Follow up on Girls & Boys
Follow up on a subject that won’t go away.
For all of you female PharmDs making money out there and can’t find a man up to your level to marry and have a life with. More dismal statistics.
My advice: Don’t hold out for Mister Perfect. When a guy rings your bell, take him. You can have a very nice life with Mister Good Enough.
The American Association of University Women has recently tried to refute the facts. They said that what has been called “boy troubles” is a myth. Then they say that the disparity in education is in poor and minority children.
The AAUW is wrong on both counts. The only one where they are right is their assertion that the gap is not something caused by feminists.
Women earn 59% of all master’s degrees. 57% of all bachelor’s degrees. Please tell us how pronounced the disparity is in PharmD degrees.
It starts way back, elementary, middle schools. The boys are just not as interested in doing well as the girls are. This slide just keeps on going.
I’ll get back to the issue that young, educated professional women will have to have some attention on the project of finding a mate who is her equal. This is not easy when the men out there want a woman they can dominate.
The bad news goes like this:
Predator download You are sitting in a nice, upscale bar on a Friday night, nursing a champagne cocktail. A good-looking, well-dressed young man has been eying you. You are not real good at this, but you give him a look.

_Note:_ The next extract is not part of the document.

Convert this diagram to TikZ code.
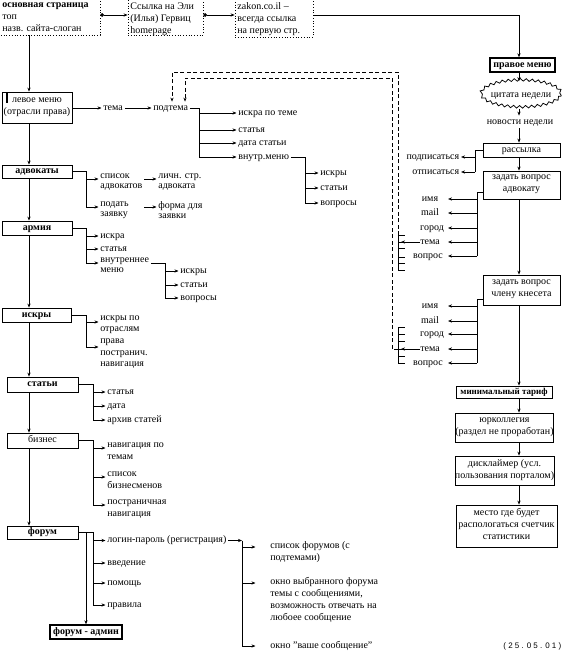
\documentclass[tikz,border=0pt]{standalone}
\usepackage{fontspec}
\setmainfont{Liberation Serif}
\newfontfamily\datefont{Liberation Sans}
\usetikzlibrary{arrows.meta,shapes.geometric,decorations.pathmorphing}
\newcommand\mystrut{\rule[-3.6pt]{0pt}{12pt}}
\begin{document}
\begin{tikzpicture}[x=1pt,y=-1pt,line width=0.75pt,
  every node/.style={font=\fontsize{10}{12}\selectfont, inner sep=0pt},
  arr/.style={-{Stealth[length=4pt,width=3.2pt]}},
  darr/.style={{Circle[length=3.5pt]}-{Stealth[length=4pt,width=3.2pt]}},
  bx/.style={draw, align=center, execute at begin node=\mystrut, execute at end node=\mystrut},
  bb/.style={bx, font=\fontsize{10}{12}\selectfont\bfseries},
  dbx/.style={draw, dotted},
  tl/.style={anchor=west, inner xsep=1.5pt, execute at begin node=\mystrut},
  tr/.style={anchor=east, inner xsep=1.5pt, execute at begin node=\mystrut},
  tc/.style={anchor=center, execute at begin node=\mystrut},
  tm/.style={anchor=north west, align=left, inner xsep=1.5pt, execute at begin node=\mystrut},
  tmn/.style={tm, font=\fontsize{10}{10.5}\selectfont},
  dsh/.style={dash pattern=on 4pt off 2.5pt}]
\useasboundingbox (0,0) rectangle (562,655);
\foreach \v in {29,86,93,165,172,185,199,242,305,392,398,401,448,475,477,519}
  \coordinate (X\v) at (\v,0);

% ---------- top boxes ----------
\node[dbx, minimum width=102, minimum height=40] (b1) at (49,15) {};
\node[dbx, minimum width=75, minimum height=40] (b2) at (165.5,15) {};
\node[dbx, minimum width=78, minimum height=44] (b3) at (274,15) {};
\node[tm] (b1t) at (0.5,2.5) {\textbf{основная страница}\\топ\\назв. сайта-слоган};
\node[tm] (b2t) at (128.5,2.5) {Ссылка на Эли\\(Илья) Гервиц\\homepage};
\node[tm] (b3t) at (235.5,2.5) {zakon.co.il –\\всегда ссылка\\на первую стр.};

% ---------- right column ----------
\node[bb, line width=1.4pt, minimum width=65, minimum height=14] (pm) at (522.5,65) {правое меню};
\node[draw, ellipse, decorate, decoration={snake, amplitude=1.3pt, segment length=6pt},
      minimum width=80, minimum height=27, inner xsep=-4pt, execute at begin node=\mystrut] (cit) at (521,95) {цитата недели};
\node[tc] (nov) at (520,122) {новости недели};
\node[bx, minimum width=77, minimum height=14] (ras) at (521.5,150) {рассылка};
\node[tr] (sub) at (461,157) {подписаться};
\node[tr] (uns) at (461,172) {отписаться};
\node[bx, minimum width=77, minimum height=28] (qa) at (521.5,185) {задать вопрос\\адвокату};
\node[tc] (a1) at (430,199) {имя};
\node[tc] (a2) at (430,213) {mail};
\node[tc] (a3) at (432,228) {город};
\node[tc] (a4) at (430,242) {тема};
\node[tc] (a5) at (428,256) {вопрос};
\node[bx, minimum width=77, minimum height=30] (qk) at (521.5,290) {задать вопрос\\члену кнесета};
\node[tc] (k1) at (430,306) {имя};
\node[tc] (k2) at (430,321) {mail};
\node[tc] (k3) at (432,334) {город};
\node[tc] (k4) at (430,349) {тема};
\node[tc] (k5) at (428,363) {вопрос};
\node[bb, font=\fontsize{9}{12}\selectfont\bfseries, minimum width=96, minimum height=12] (mt) at (504,392) {минимальный тариф};
\node[bx, minimum width=97, minimum height=29] (yk) at (504.5,427.5) {юрколлегия\\(раздел не проработан)};
\node[bx, minimum width=97, minimum height=29] (dk) at (504.5,470.5) {дисклаймер (усл.\\пользования порталом)};
\node[bx, minimum width=101, minimum height=42] (ms) at (506.5,526) {место где будет\\распологаться счетчик\\статистики};

% ---------- left column ----------
\node[bx, minimum width=70, minimum height=31] (lm) at (37,107.5) {левое меню\\(отрасли права)};
\fill (5.5,93.5) rectangle (7.5,103.5);
\node[tl] (tema) at (101.5,108) {тема};
\node[tl] (podt) at (151.5,108) {подтема};
\node[tl] (p1) at (236.5,113) {искра по теме};
\node[tl] (p2) at (236.5,130) {статья};
\node[tl] (p3) at (236.5,143) {дата статьи};
\node[tl] (p4) at (236.5,157) {внутр.меню};
\node[tl] (q1) at (318.5,173) {искры};
\node[tl] (q2) at (318.5,188) {статьи};
\node[tl] (q3) at (318.5,203) {вопросы};

\node[bb, minimum width=70, minimum height=13] (av) at (37,171.5) {адвокаты};
\node[tmn] (sa) at (98.5,173) {список\\адвокатов};
\node[tmn] (ls) at (156.5,173) {личн. стр.\\адвоката};
\node[tmn] (pz) at (98.5,201) {подать\\заявку};
\node[tmn] (fz) at (156.5,201) {форма для\\заявки};

\node[bb, minimum width=70, minimum height=14] (ar) at (37,228) {армия};
\node[tl] (r1) at (98.5,236) {искра};
\node[tl] (r2) at (98.5,249) {статья};
\node[tmn] (r3) at (98.5,257) {внутреннее\\меню};
\node[tl] (s1) at (178.5,271) {искры};
\node[tl] (s2) at (178.5,285) {статьи};
\node[tl] (s3) at (178.5,298) {вопросы};

\node[bb, minimum width=69, minimum height=14] (is) at (36.5,315) {искры};
\node[tm, font=\fontsize{10}{11.7}\selectfont] (it) at (98.5,315) {искры по\\отраслям\\права\\постранич.\\навигация};

\node[bb, minimum width=71, minimum height=15] (st) at (42.5,384.5) {статьи};
\node[tl] (t1) at (105.5,392) {статья};
\node[tl] (t2) at (105.5,406) {дата};
\node[tl] (t3) at (105.5,420) {архив статей};

\node[bx, minimum width=71, minimum height=15] (bz) at (42.5,440.5) {бизнес};
\node[tm] (u1) at (105.5,442) {навигация по\\темам};
\node[tm] (u2) at (105.5,471) {список\\бизнесменов};
\node[tm] (u3) at (105.5,499) {постраничная\\навигация};

\node[bb, minimum width=71, minimum height=13] (fo) at (42.5,532.5) {форум};
\node[tl] (v1) at (105.5,540.5) {логин-пароль (регистрация)};
\node[tl] (v2) at (105.5,563) {введение};
\node[tl] (v3) at (105.5,583) {помощь};
\node[tl] (v4) at (105.5,605) {правила};
\node[bb, line width=1.4pt, minimum width=72, minimum height=14] (fa) at (86,632) {форум - админ};
\node[tm] (w1) at (268.5,541) {список форумов (с\\подтемами)};
\node[tm] (w2) at (268.5,577) {окно выбранного форума\\темы с сообщениями,\\возможность отвечать на\\любоее сообщение};
\node[tl] (w3) at (268.5,646) {окно "ваше сообщение"};
\node[tl, font=\datefont\fontsize{8}{10}\selectfont] (dt) at (501.5,646) {( 2 5 . 0 5 . 0 1 )};

% ---------- helper coordinates ----------
\coordinate (saA) at ([yshift=-6pt]sa.north west);
\coordinate (lsA) at ([yshift=-6pt]ls.north west);
\coordinate (pzA) at ([yshift=-6pt]pz.north west);
\coordinate (fzA) at ([yshift=-6pt]fz.north west);
\coordinate (r3A) at ([yshift=-6pt]r3.north west);
\coordinate (itA) at ([yshift=-7pt]it.north west);
\coordinate (itB) at ([yshift=-32pt]it.north west);
\coordinate (u1A) at ([yshift=-6pt]u1.north west);
\coordinate (u2A) at ([yshift=-6pt]u2.north west);
\coordinate (u3A) at ([yshift=-6pt]u3.north west);
\coordinate (w1A) at ([yshift=-6pt,xshift=-13pt]w1.north west);
\coordinate (w2A) at ([yshift=-6pt,xshift=-13pt]w2.north west);
\coordinate (w3A) at ([xshift=-13pt]w3.west);
\coordinate (qaw) at ([yshift=-7pt]qa.west);
\coordinate (qkw) at ([yshift=-9pt]qk.west);

% ---------- top connectors ----------
\draw[darr] (b1.east) -- (b2.west);
\draw[darr] (b2.east) -- (b3.west);
\draw[arr] (b3.east) -- (X519 |- b3.east) -- (X519 |- pm.north);

% ---------- right connectors ----------
\draw[arr] (X519 |- pm.south) -- (X519 |- cit.north);
\draw[arr] (X519 |- cit.south) -- (X519 |- nov.north);
\draw[arr] (X519 |- nov.south) -- (X519 |- ras.north);
\draw[arr] (X519 |- ras.south) -- (X519 |- qa.north);
\draw[arr] (X519 |- qa.south) -- (X519 |- qk.north);
\draw[arr] (X519 |- qk.south) -- (X519 |- mt.north);
\draw[arr] (X519 |- mt.south) -- (X519 |- yk.north);
\draw[arr] (X519 |- yk.south) -- (X519 |- dk.north);
\draw[arr] (X519 |- dk.south) -- (X519 |- ms.north);

\draw (ras.west) -- (X475 |- ras.west) -- (X475 |- uns);
\draw[arr] (X475 |- sub) -- (sub.east);
\draw[arr] (X475 |- uns) -- (uns.east);

\draw (qaw) -- (X477 |- qaw) -- (X477 |- a5);
\foreach \n in {a1,a2,a3,a4,a5} \draw[arr] (X477 |- \n) -- (X448 |- \n);
\draw (qkw) -- (X477 |- qkw) -- (X477 |- k5);
\foreach \n in {k1,k2,k3,k4,k5} \draw[arr] (X477 |- \n) -- (X448 |- \n);

% combs
\draw (398,235) -- (398,270);
\foreach \y in {235,242,248,257,263,270} \draw (398,\y) -- (405,\y);
\draw[arr] (a4.west) -- (X401 |- a4);
\draw (398,327) -- (398,363);
\foreach \y in {327,334,341,349,356,363} \draw (398,\y) -- (405,\y);
\draw[arr] (k4.west) -- (X401 |- k4);

% dashed returns
\draw[dsh,arr] (398,235) -- (398,72) -- (172,72) -- (X172 |- podt.north);
\draw[dsh,arr] (398,349) -- (392,349) -- (392,78) -- (185,78) -- (X185 |- podt.north);

% ---------- left connectors ----------
\draw[arr] (X29 |- b1.south) -- (X29 |- lm.north);
\draw[arr] (lm.east |- tema) -- (tema.west);
\draw[arr] (tema.east) -- (podt.west);
\draw (podt.east) -- (X199 |- podt) -- (X199 |- p4);
\foreach \n in {p1,p2,p3,p4} \draw[arr] (X199 |- \n) -- (\n.west);
\draw (p4.east) -- (X305 |- p4) -- (X305 |- q3);
\foreach \n in {q1,q2,q3} \draw[arr] (X305 |- \n) -- (\n.west);

\draw[arr] (X29 |- lm.south) -- (X29 |- av.north);
\draw (av.east) -- (X86 |- av.east) -- (X86 |- pzA);
\draw[arr] (X86 |- saA) -- (saA);
\draw[arr] (X86 |- pzA) -- (pzA);
\draw[arr] (sa.east |- saA) -- (lsA);
\draw[arr] (sa.east |- pzA) -- (fzA);

\draw[arr] (X29 |- av.south) -- (X29 |- ar.north);
\draw (ar.east) -- (X86 |- ar.east) -- (X86 |- r3A);
\draw[arr] (X86 |- r1) -- (r1.west);
\draw[arr] (X86 |- r2) -- (r2.west);
\draw[arr] (X86 |- r3A) -- (r3A);
\draw (r3.east |- r3A) -- (X165 |- r3A) -- (X165 |- s3);
\foreach \n in {s1,s2,s3} \draw[arr] (X165 |- \n) -- (\n.west);

\draw[arr] (X29 |- ar.south) -- (X29 |- is.north);
\draw (is.east) -- (X86 |- is.east) -- (X86 |- itB);
\draw[arr] (X86 |- itA) -- (itA);
\draw[arr] (X86 |- itB) -- (itB);

\draw[arr] (X29 |- is.south) -- (X29 |- st.north);
\draw (st.east) -- (X93 |- st.east) -- (X93 |- t3);
\foreach \n in {t1,t2,t3} \draw[arr] (X93 |- \n) -- (\n.west);

\draw[arr] (X29 |- st.south) -- (X29 |- bz.north);
\draw (bz.east) -- (X93 |- bz.east) -- (X93 |- u3A);
\foreach \n in {u1A,u2A,u3A} \draw[arr] (X93 |- \n) -- (\n);

\draw[arr] (X29 |- bz.south) -- (X29 |- fo.north);
\draw (fo.east) -- (X93 |- fo.east) -- (X93 |- v4);
\foreach \n in {v1,v2,v3,v4} \draw[arr] (X93 |- \n) -- (\n.west);
\draw[arr] (X86 |- fo.east) -- (X86 |- fa.north);

\draw[arr] (v1.east) -- (X242 |- v1);
\draw (X242 |- v1) -- (X242 |- w3A);
\foreach \n in {w1A,w2A,w3A} \draw[arr] (X242 |- \n) -- (\n);
\end{tikzpicture}
\end{document}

The band is playing dance music, but you hope that he doesn’t ask you to dance. It makes you feel too vulnerable. There, he just made eye contact and raises his beer. You raise your glass timidly. He starts working his way over to you.
After a few minutes of baseball talk. He is a Cubs fan. You don’t tell him that the White Sox are your team. Finally, he lets you know that his is a lawyer. He talks about his job a bit. Then he asks,
“What do you do?”
A lawyer. That is good. “I’m a pharmacist,” you say. “I’m a Doctor of Pharmacy.”
His eyebrows raise. “I didn’t know that pharmacists were doctors.”
You smile. This is very good. An attorney. The last guy you dated was a salesman for Cardinal. “We are doctors,” you say.
He drains his beer and looks around the room uncomfortably. “Well, a doctor.” He smiles. “I gotta go. I gotta go find a stripper.”